Route 78 Oban to Fort William – 46 miles

The Caledonian Way is largely traffic free route follows the spectacular coastline between Oban and Fort William.  The route is still under development and there remain three short sections where cyclists have to use the main road.

Route 75 Dunoon to Portavadie / Tarbert – 30 miles

This is the western most section of the Forth & Clyde Route which connects Glasgow with Edinburgh.  This route follows single track roads across the Cowal peninsula to the Portavadie ferry terminal.  From here you can take a ferry to link up with the Oban to Campbeltown route on the Kintyre peninsula.

Regional Route 40 Balloch - Luss - Tarbet  - 17 miles

The West Loch Lomond cycle path follows the western shore of Loch Lomond mostly on paths and sections of quiet and closed-off roads, parallel to the A82 road.  A level, linear route taking in the pretty village of Luss with spectacular views of Loch Lomond and its famous islands, Conic Hill and the most southerly Munro Ben Lomond

Regional Route 41 Arden - Helensburgh – 5 miles

A route mainly on roadside paths leaving the Balloch to Tarbet Regional Route 40 at Arden, next to Loch Lomond, and linking over the hill to Helensburgh.

Regional Route 42 Helensburgh - Rhu – Garelochhead – 8 miles

A route partly on roadside paths and partly on-road from Helensburgh, through Rhu, then along the Gare Loch to Garelochhead, following the A814 road.

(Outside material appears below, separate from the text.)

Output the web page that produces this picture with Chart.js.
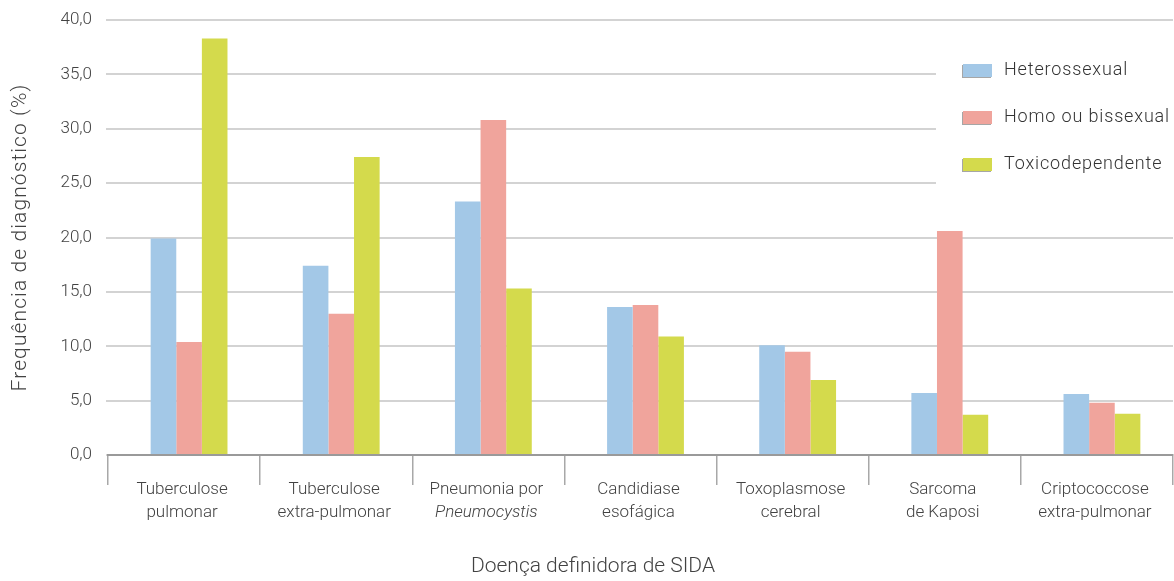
<!DOCTYPE html>
<html>
<head>
<meta charset="utf-8">
<script src="https://cdn.jsdelivr.net/npm/chart.js@4/dist/chart.umd.min.js"></script>
<style>
  html, body { margin: 0; padding: 0; background: #fff; }
  #wrap { width: 1174px; height: 581px; position: relative; }
</style>
</head>
<body>
<div id="wrap"><canvas id="chart"></canvas></div>
<script>
// Categories (two-line labels) and the per-group frequencies (%)
const categories = [
  ["Tuberculose", "pulmonar"],
  ["Tuberculose", "extra-pulmonar"],
  ["Pneumonia por", "Pneumocystis"],
  ["Candidiase", "esofágica"],
  ["Toxoplasmose", "cerebral"],
  ["Sarcoma", "de Kaposi"],
  ["Criptococcose", "extra-pulmonar"]
];
const italicLines = ["Pneumocystis"];
const seriesNames = ["Heterossexual", "Homo ou bissexual", "Toxicodependente"];
const heterossexual    = [19.9, 17.4, 23.3, 13.6, 10.1, 5.7, 5.6];
const homoBissexual    = [10.4, 13.0, 30.8, 13.8, 9.5, 20.6, 4.8];
const toxicodependente = [38.3, 27.4, 15.3, 10.9, 6.9, 3.7, 3.8];
const seriesColors = ["#a3c8e7", "#f0a49c", "#d4da4c"];
const yMin = 0, yMax = 40, yStep = 5;
const xTitle = "Doença definidora de SIDA";
const yTitle = "Frequência de diagnóstico (%)";

const FONT = "Roboto, 'Liberation Sans', sans-serif";
const TEXT = "#424242";

// Bars sit a little right of each category centre
const barShift = {
  id: "barShift",
  beforeDatasetsDraw(chart) { chart.ctx.save(); chart.ctx.translate(5, 0); },
  afterDatasetsDraw(chart) { chart.ctx.restore(); }
};

// Two-line category labels (with an italic genus name) and both axis titles
const axisText = {
  id: "axisText",
  afterDraw(chart) {
    const ctx = chart.ctx, sx = chart.scales.x, area = chart.chartArea;
    ctx.save();
    ctx.fillStyle = TEXT;
    ctx.textAlign = "center";
    ctx.textBaseline = "middle";
    categories.forEach((lines, i) => {
      const cx = sx.getPixelForValue(i) - 2;
      lines.forEach((t, j) => {
        const it = italicLines.includes(t) ? "italic " : "";
        ctx.font = it + "300 17px " + FONT;
        ctx.fillText(t, cx, sx.top + 35 + j * 23);
      });
    });
    ctx.font = "300 21px " + FONT;
    ctx.fillText(xTitle, chart.width / 2 + 6, chart.height - 14);

    ctx.translate(21, (area.top + area.bottom) / 2);
    ctx.rotate(-Math.PI / 2);
    ctx.letterSpacing = "1.1px";
    ctx.fillText(yTitle, 0, 0);
    ctx.restore();
  }
};

// Legend drawn over the upper-right part of the plot on a white panel
const sideLegend = {
  id: "sideLegend",
  afterDraw(chart) {
    const ctx = chart.ctx;
    ctx.save();
    ctx.fillStyle = "#fff";
    ctx.fillRect(936, 32, chart.width - 936, 170);
    seriesNames.forEach((name, i) => {
      const yc = 70.5 + i * 47;
      const x0 = 963, w = 29, h = 13;
      ctx.fillStyle = "rgba(0,0,0,0.35)";
      ctx.fillRect(x0 - 1, yc - h / 2 + 1, w, h);
      ctx.fillStyle = seriesColors[i];
      ctx.fillRect(x0, yc - h / 2, w, h);
      ctx.fillStyle = "#333";
      ctx.font = "300 18px " + FONT;
      ctx.letterSpacing = "0.85px";
      ctx.textAlign = "left";
      ctx.textBaseline = "middle";
      ctx.fillText(name, 1004, yc);
    });
    ctx.restore();
  }
};

new Chart(document.getElementById("chart"), {
  type: "bar",
  data: {
    labels: categories.map(c => c.join(" ")),
    datasets: [
      { label: seriesNames[0], data: heterossexual, backgroundColor: seriesColors[0] },
      { label: seriesNames[1], data: homoBissexual, backgroundColor: seriesColors[1] },
      { label: seriesNames[2], data: toxicodependente, backgroundColor: seriesColors[2] }
    ]
  },
  options: {
    responsive: true,
    maintainAspectRatio: false,
    animation: false,
    layout: { padding: { top: 20, right: 1, left: 0, bottom: 0 } },
    datasets: { bar: { categoryPercentage: 0.505, barPercentage: 1, borderWidth: 0 } },
    plugins: { legend: { display: false }, tooltip: { enabled: false } },
    scales: {
      x: {
        offset: true,
        grid: { offset: true, drawOnChartArea: false, drawTicks: true, tickLength: 30, color: "#a8a8a8", lineWidth: 1.5 },
        border: { display: true, color: "#9a9a9a", width: 2 },
        ticks: { display: false },
        afterFit(s) { s.height = 126; }
      },
      y: {
        min: yMin, max: yMax,
        grid: { color: "#d3d3d3", lineWidth: 2, tickLength: 2 },
        border: { display: false },
        ticks: {
          stepSize: yStep,
          padding: 14,
          color: TEXT,
          font: { family: FONT, size: 17, weight: "300" },
          callback: v => v.toFixed(1).replace(".", ",")
        },
        title: { display: false },
        afterFit(s) { s.width = 108; s.paddingTop = 8; s.paddingBottom = 8; }
      }
    }
  },
  plugins: [barShift, axisText, sideLegend]
});
</script>
</body>
</html>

The Argyll Sea Kayak Trail - 93 miles

The Argyll Sea Kayak Trail links Oban and Helensburgh, incorporating nine access points and the Crinan Canal.  This route offers some of the best sea kayaking in Europe.  Rich in wildlife, naturally diverse coastline, sheltered waters, islands, sandy beaches, caves and much more, it is everything you want from a paddling destination.